Replaying Evolution at Scale
“What’s exciting about this study is that we replayed evolution hundreds of times. This gave us a bird’s-eye view of how evolution played out across many different environments—something that would be impossible to test in the lab,” said senior author Melissa Pespeni, a professor of biology at UVM.
“The biggest takeaway for me is that starting point really matters. A population’s history shapes how high it can climb and how hard the path is to get there, which means we can’t assume one population represents an entire species.”
The team’s discovery may have implications for pressing human concerns. For example, it’s important to understand whether species will be able to adapt quickly enough to survive global climate change.
And bacteria repeatedly evolve new ways to resist the antibiotics we invent. And yet scientists often study only a single population in one specific type of fluctuating environment—and then draw broad conclusions about how environmental change will hurt or harm that species.
“Computational models, like ours, can be used to formulate new hypotheses about real biological populations,” Petak says.
To conduct their study, the UVM team built artificial organisms and placed them in many different types of shifting environments. These digital environments mimic alternating conditions in nature, like hot-cold cycles and drought-rainfall swings. “What is new in our work,” Petak explains, “is that instead of studying evolution in just one variable environment, we created 105 different variable environments.
This allowed us to systematically compare how populations evolve across many distinct scenarios.”
AI implications
This finding has implications beyond biology—it may inform open questions in AI and machine learning as well. Artificial intelligence systems often struggle to learn new tasks without forgetting old ones.
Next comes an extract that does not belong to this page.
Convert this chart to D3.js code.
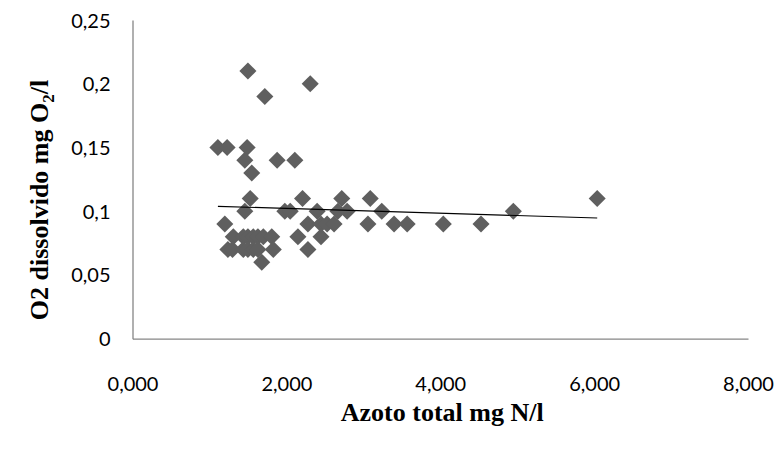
<!DOCTYPE html>
<html>
<head>
<meta charset="utf-8">
<script src="https://cdn.jsdelivr.net/npm/d3@7/dist/d3.min.js"></script>
<style>
  html, body { margin: 0; padding: 0; background: #fff; }
  svg { display: block; }
</style>
</head>
<body>
<svg id="chart" width="779" height="450"></svg>
<script>
// Total nitrogen (mg N/l) against dissolved oxygen (mg O2/l)
const azotoTotal = [
  1.50, 2.31, 1.72,
  1.11, 1.23, 1.49,
  1.46, 1.88, 2.11,
  1.55,
  1.53, 2.21, 2.72, 3.09, 6.04,
  1.46, 1.98, 2.05, 2.40, 2.67, 2.79, 3.24, 4.95,
  1.20, 2.28, 2.45, 2.53, 2.62, 3.06, 3.40, 3.57, 4.04, 4.53,
  1.31, 1.44, 1.50, 1.57, 1.63, 1.70, 1.81, 2.15, 2.45,
  1.24, 1.30, 1.44, 1.50, 1.57, 1.63, 1.83, 2.28,
  1.68
];
const o2Dissolvido = [
  0.21, 0.20, 0.19,
  0.15, 0.15, 0.15,
  0.14, 0.14, 0.14,
  0.13,
  0.11, 0.11, 0.11, 0.11, 0.11,
  0.10, 0.10, 0.10, 0.10, 0.10, 0.10, 0.10, 0.10,
  0.09, 0.09, 0.09, 0.09, 0.09, 0.09, 0.09, 0.09, 0.09, 0.09,
  0.08, 0.08, 0.08, 0.08, 0.08, 0.08, 0.08, 0.08, 0.08,
  0.07, 0.07, 0.07, 0.07, 0.07, 0.07, 0.07, 0.07,
  0.06
];
const xTicks = [0, 2, 4, 6, 8];
const yTicks = [0, 0.05, 0.1, 0.15, 0.2, 0.25];
const xTickLabels = ["0,000", "2,000", "4,000", "6,000", "8,000"];
const yTickLabels = ["0", "0,05", "0,1", "0,15", "0,2", "0,25"];

const svg = d3.select("#chart");
const plot = { left: 132.5, right: 748, top: 20, bottom: 338.7 };

const x = d3.scaleLinear().domain([0, 8]).range([plot.left, plot.right]);
const y = d3.scaleLinear().domain([0, 0.25]).range([plot.bottom, plot.top]);

const axisColor = "#868686";
const labelFont = "Lato, 'Open Sans', sans-serif";

// Axes: plain lines, no tick marks
const xAxis = d3.axisBottom(x).tickValues(xTicks).tickSize(0).tickPadding(0)
  .tickFormat((d, i) => xTickLabels[i]);
const gx = svg.append("g").attr("transform", `translate(0,${plot.bottom})`).call(xAxis);
gx.select(".domain").attr("stroke", axisColor).attr("stroke-width", 1.3);
gx.selectAll("text")
  .attr("dy", null).attr("y", 52)
  .attr("fill", "#000").style("font", `20px ${labelFont}`);

const yAxis = d3.axisLeft(y).tickValues(yTicks).tickSize(0).tickPadding(0)
  .tickFormat((d, i) => yTickLabels[i]);
const gy = svg.append("g").attr("transform", `translate(${plot.left},0)`).call(yAxis);
gy.select(".domain").attr("stroke", axisColor).attr("stroke-width", 1.3);
gy.selectAll("text")
  .attr("x", -22).attr("dy", "0.35em")
  .attr("fill", "#000").style("font", `20px ${labelFont}`);

// Scatter points as diamonds
const pts = azotoTotal.map((v, i) => ({ x: v, y: o2Dissolvido[i] }));
const diamond = d3.symbol().type(d3.symbolDiamond2).size(185);
svg.append("g").selectAll("path").data(pts).join("path")
  .attr("d", diamond)
  .attr("transform", d => `translate(${x(d.x)},${y(d.y)})`)
  .attr("fill", "#5f5f5f");

// Linear least-squares trendline across the data range
const mx = d3.mean(pts, d => d.x), my = d3.mean(pts, d => d.y);
const slope = d3.sum(pts, d => (d.x - mx) * (d.y - my)) / d3.sum(pts, d => (d.x - mx) ** 2);
const icpt = my - slope * mx;
const [xmin, xmax] = d3.extent(pts, d => d.x);
svg.append("line")
  .attr("x1", x(xmin)).attr("y1", y(icpt + slope * xmin))
  .attr("x2", x(xmax)).attr("y2", y(icpt + slope * xmax))
  .attr("stroke", "#000").attr("stroke-width", 1.2);

// Axis titles
const titleFont = "bold 26px 'Liberation Serif', 'Times New Roman', serif";
svg.append("text")
  .attr("x", (plot.left + plot.right) / 2 + 2).attr("y", 421)
  .attr("text-anchor", "middle")
  .style("font", titleFont)
  .text("Azoto total mg N/l");

const yt = svg.append("text")
  .attr("transform", `translate(48,200) rotate(-90)`)
  .attr("text-anchor", "middle")
  .style("font", titleFont);
yt.append("tspan").text("O2 dissolvido mg O");
yt.append("tspan").attr("dy", 6).style("font-size", "17px").text("2");
yt.append("tspan").attr("dy", -6).text("/l");
</script>
</body>
</html>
UVM computer scientist Nick Cheney, a co-author, draws direct parallels between evolution in nature and AI training.
“AI systems have traditionally been built narrowly around solving one specific question,” Cheney says, but new approaches aim for general systems that learn continuously. A fast-growing area of AI research called online continual learning, he says, “beautifully mirrors the ideas explored in this paper around how evolution, learning, and development engage with—and benefit from—variable and dynamic environments.”
For Frati, the implications of the new study about learning—whether in organisms or circuits—are exciting. “My research is about meta-learning, the capability of systems to learn to learn,” he says. “In much the same way you cannot properly assess an AI’s ability to learn from focusing on a single subject, this work shows the importance of exploring multiple, diverse yet comparable environments when trying to assess evolvability, the capability of a system to evolve to evolve.”
At the core of this study is the realization that, with evolution, the history and starting point shape the journey, while each traveler will get to a different place depending on the kinds of challenges they face. “Our results show that the choice of variable environment,” Petak says, “can strongly influence the outcome.”
Reference: “The variability of evolvability: Properties of dynamic fitness landscapes determine how phenotypic variability evolves” by Csenge Petak, Lapo Frati, Renske M. A. Vroomans, Melissa H. Pespeni and Nick Cheney, 15 December 2025, Proceedings of the National Academy of Sciences.